My main concern is that it seems many residents don't know this (reality check, most residents probably don't care).
Here is the problem: the trash collectors are very good. Back in Portland, if you left trash on the curb which was not in your recycling container or your trash container, the Portland trash collectors would leave it there. Everything had to be in the containers (which were very large so there was lots of room). Here in Memphis, the trash collectors pick up everything that is on the curb. In our neighborhood they have picked up appliances, tree branches, you name it - they pick it up.
You might see where this is heading.
A resident thinks they are being all "green" by putting their corrugated boxes out to be recycled. They head off to work or wherever, and the recycling people come by and ignore the corrugated because they are too large. The trash people come by and pick up all the trash, including the corrugated, and send it off to landfill. Then the residents come home, all the boxes are gone - so they think they must have been recycled and they are none the wiser. Yay environment!

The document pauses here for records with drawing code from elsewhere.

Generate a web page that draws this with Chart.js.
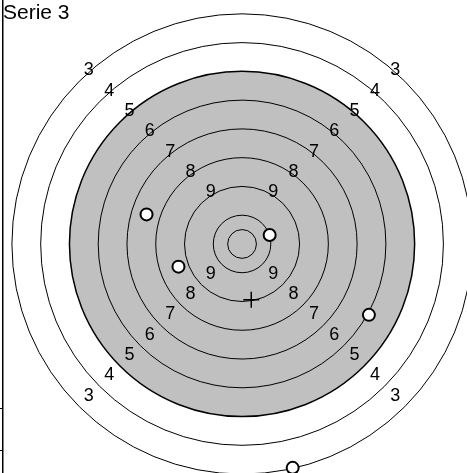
<!DOCTYPE html>
<html>
<head>
<meta charset="utf-8">
<script src="https://cdn.jsdelivr.net/npm/chart.js@4/dist/chart.umd.min.js"></script>
<style>
  html, body { margin: 0; padding: 0; background: #fff; }
  #wrap { width: 467px; height: 473px; position: relative; }
</style>
</head>
<body>
<div id="wrap"><canvas id="target"></canvas></div>
<script>
// Series title
const seriesName = 'Serie 3';

// Ring scores, drawn from the outside in (radius in ring widths = 11 - score)
const ringScores = [3, 4, 5, 6, 7, 8, 9, 10];
const innerTenRadius = 0.5;
const grayFromScore = 5;

// Ring numbers that get a label
const labelScores = [3, 4, 5, 6, 7, 8, 9];

// Shots, in ring widths from the centre
const shotX = [-3.32, 0.96, -2.21, 4.41, 1.76];
const shotY = [1.03, 0.31, -0.79, -2.47, -7.80];

// Y axis tick marks (no labels shown)
const yTicks = [-5.75, -7.18];

// Mean point of impact
const meanX = shotX.reduce((a, b) => a + b, 0) / shotX.length;
const meanY = shotY.reduce((a, b) => a + b, 0) / shotY.length;

const targetPlugin = {
    id: 'targetRings',
    beforeDatasetsDraw(chart) {
        const ctx = chart.ctx;
        const xs = chart.scales.x;
        const ys = chart.scales.y;
        const cx = xs.getPixelForValue(0);
        const cy = ys.getPixelForValue(0);
        const unit = xs.getPixelForValue(1) - cx;

        ctx.save();
        // gray black-zone
        const grayR = (11 - grayFromScore) * unit;
        ctx.beginPath();
        ctx.arc(cx, cy, grayR, 0, Math.PI * 2);
        ctx.fillStyle = '#c0c0c0';
        ctx.fill();

        ctx.strokeStyle = '#000';
        ringScores.forEach(s => {
            ctx.beginPath();
            ctx.arc(cx, cy, (11 - s) * unit, 0, Math.PI * 2);
            ctx.lineWidth = s === grayFromScore ? 1.5 : 1;
            ctx.stroke();
        });
        ctx.beginPath();
        ctx.arc(cx, cy, innerTenRadius * unit, 0, Math.PI * 2);
        ctx.lineWidth = 1;
        ctx.stroke();

        // ring numbers on the four diagonals
        ctx.fillStyle = '#000';
        ctx.font = '18px "Liberation Sans", Arial, sans-serif';
        ctx.textAlign = 'center';
        ctx.textBaseline = 'middle';
        const d = Math.SQRT1_2;
        labelScores.forEach(s => {
            const r = (11 - s) * unit;
            [[-1, -1], [1, -1], [-1, 1], [1, 1]].forEach(([sx, sy]) => {
                const px = cx + sx * r * d - sx * 9.5;
                const py = cy + sy * r * d - 11;
                ctx.fillText(String(s), px, py);
            });
        });
        ctx.restore();
    },
    afterDraw(chart) {
        const ctx = chart.ctx;
        ctx.save();
        ctx.fillStyle = '#000';
        ctx.font = '21px "Liberation Sans", Arial, sans-serif';
        ctx.textAlign = 'left';
        ctx.textBaseline = 'top';
        ctx.fillText(seriesName, 3, 3);
        ctx.restore();
    }
};

new Chart(document.getElementById('target'), {
    type: 'scatter',
    data: {
        datasets: [
            {
                label: 'Shots',
                data: shotX.map((x, i) => ({ x: x, y: shotY[i] })),
                pointRadius: 6,
                pointBorderWidth: 2,
                pointBackgroundColor: '#fff',
                pointBorderColor: '#000',
                clip: false
            },
            {
                label: 'Mean',
                data: [{ x: meanX, y: meanY }],
                pointStyle: 'cross',
                pointRadius: 8,
                pointBorderWidth: 1.5,
                pointBorderColor: '#000'
            }
        ]
    },
    options: {
        responsive: true,
        maintainAspectRatio: false,
        animation: false,
        layout: { padding: 0, autoPadding: false },
        plugins: {
            legend: { display: false },
            tooltip: { enabled: false },
            title: { display: false }
        },
        scales: {
            x: {
                type: 'linear',
                display: false,
                min: -8.31,
                max: 7.82
            },
            y: {
                type: 'linear',
                position: 'left',
                min: -7.98,
                max: 8.50,
                afterBuildTicks: (scale) => {
                    scale.ticks = yTicks.map(v => ({ value: v }));
                },
                ticks: { display: false, padding: 0 },
                grid: {
                    drawOnChartArea: false,
                    drawTicks: true,
                    tickLength: 3,
                    color: '#000'
                },
                border: { display: true, color: '#000', width: 1.5 }
            }
        }
    },
    plugins: [targetPlugin]
});
</script>
</body>
</html>
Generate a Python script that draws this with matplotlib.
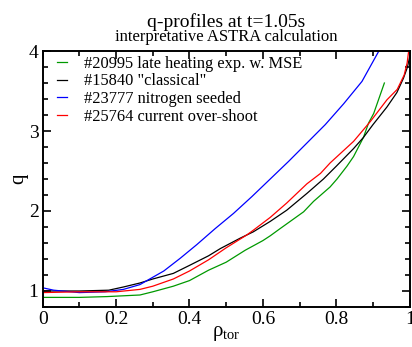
import numpy as np
import matplotlib
matplotlib.use('Agg')
import matplotlib.pyplot as plt
from matplotlib.ticker import MultipleLocator

plt.rcParams['font.family'] = ['Liberation Serif', 'DejaVu Serif']
plt.rcParams['mathtext.fontset'] = 'custom'
plt.rcParams['mathtext.rm'] = 'Liberation Serif'

# q-profiles
rho_20995 = [0, 0.1, 0.175, 0.265, 0.3, 0.356, 0.40, 0.452, 0.50, 0.552, 0.60, 0.62,
             0.647, 0.711, 0.738, 0.783, 0.802, 0.829, 0.847, 0.874, 0.888, 0.902, 0.931]
q_20995 = [0.92, 0.92, 0.93, 0.95, 0.99, 1.06, 1.13, 1.26, 1.36, 1.51, 1.63, 1.69,
           1.78, 1.99, 2.12, 2.30, 2.40, 2.56, 2.68, 2.92, 3.10, 3.22, 3.60]

rho_15840 = [0, 0.1, 0.18, 0.22, 0.265, 0.3, 0.356, 0.40, 0.452, 0.484, 0.538, 0.574,
             0.62, 0.665, 0.72, 0.765, 0.80, 0.847, 0.874, 0.90, 0.938, 0.965, 0.983,
             0.994, 1.0]
q_15840 = [1.00, 1.00, 1.01, 1.05, 1.10, 1.15, 1.22, 1.32, 1.44, 1.53, 1.66, 1.74,
           1.87, 2.01, 2.22, 2.40, 2.56, 2.78, 2.92, 3.08, 3.30, 3.48, 3.66,
           3.80, 3.93]

rho_23777 = [0, 0.03, 0.1, 0.17, 0.22, 0.265, 0.33, 0.375, 0.42, 0.47, 0.52, 0.57,
             0.62, 0.67, 0.72, 0.77, 0.82, 0.87, 0.916]
q_23777 = [1.04, 1.01, 0.98, 0.99, 1.02, 1.08, 1.25, 1.41, 1.58, 1.78, 1.97, 2.18,
           2.40, 2.62, 2.85, 3.08, 3.34, 3.62, 4.0]

rho_25764 = [0, 0.1, 0.2, 0.265, 0.3, 0.356, 0.40, 0.452, 0.50, 0.556, 0.574, 0.62,
             0.665, 0.72, 0.757, 0.783, 0.847, 0.893, 0.938, 0.966, 0.985, 0.993, 1.0]
q_25764 = [0.98, 0.99, 0.99, 1.02, 1.06, 1.15, 1.25, 1.39, 1.54, 1.70, 1.76, 1.92,
           2.10, 2.34, 2.47, 2.60, 2.87, 3.12, 3.39, 3.52, 3.70, 3.85, 4.1]

labels = ['#20995 late heating exp. w. MSE', '#15840 "classical"',
          '#23777 nitrogen seeded', '#25764 current over-shoot']
colors = ['#009900', 'black', 'blue', 'red']

xticks = [0, 0.2, 0.4, 0.6, 0.8, 1]
xticklabels = ['0', '0.2', '0.4', '0.6', '0.8', '1']
yticks = [1, 2, 3, 4]

fig = plt.figure(figsize=(4.12, 3.47), dpi=100)
ax = fig.add_axes([0.1036, 0.1153, 0.8908, 0.7377])

series = [(rho_20995, q_20995), (rho_15840, q_15840),
          (rho_23777, q_23777), (rho_25764, q_25764)]
for (r, q), lab, c in zip(series, labels, colors):
    ax.plot(r, q, color=c, lw=0.9, label=lab)

ax.set_xlim(0, 1)
ax.set_ylim(0.8, 4)
ax.set_xticks(xticks)
ax.set_xticklabels(xticklabels)
ax.set_yticks(yticks)
ax.xaxis.set_minor_locator(MultipleLocator(0.1))
ax.yaxis.set_minor_locator(MultipleLocator(0.2))
ax.tick_params(which='both', direction='in', top=True, right=True,
               labelsize=14, width=1.2, pad=3)
ax.tick_params(which='major', length=6)
ax.tick_params(which='minor', length=3.5)
for s in ax.spines.values():
    s.set_linewidth(1.4)

ax.set_xlabel('ρ$_{\\mathrm{tor}}$', fontsize=15, labelpad=-3)
ax.set_ylabel('q', fontsize=15, labelpad=0)

fig.text(0.549, 0.937, 'q-profiles at t=1.05s', ha='center', va='center', fontsize=14)
fig.text(0.549, 0.893, 'interpretative ASTRA calculation', ha='center', va='center',
         fontsize=12)

ax.legend(loc='upper left', frameon=False, fontsize=11.8, handlelength=0.6,
          handletextpad=1.0, labelspacing=0.1, borderaxespad=0,
          bbox_to_anchor=(0.022, 1.007))

fig.savefig('out.png', dpi=100)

Heading in and out of our neighborhood, it appears that a LOT of people put out corrugated. But I am sure most of them don't know that it is just being thrown in the garbage and taken to landfill. Of course there is the real possibility that all those people don't care as long as it is hauled away - but I would like to believe that most people at least try to recycle as long as it doesn't take too much effort, and it seems like they wouldn't bother having the corrugated laid out in a separate pile if they were expecting it to just go to landfill.
So, in Memphis there may be a lot of people who think they are recycling their corrugated, but instead are simply throwing nicely organized piles of corrugated into the trash.
Hey Memphis, how about figuring out how to take a little bit larger slices of corrugated, or at least tell the garbage folks to not pick up the piles of corrugated on the curb...
Till then, I'm fixin' to learn mah neighbors on how tuh slice up them boxes real neat like.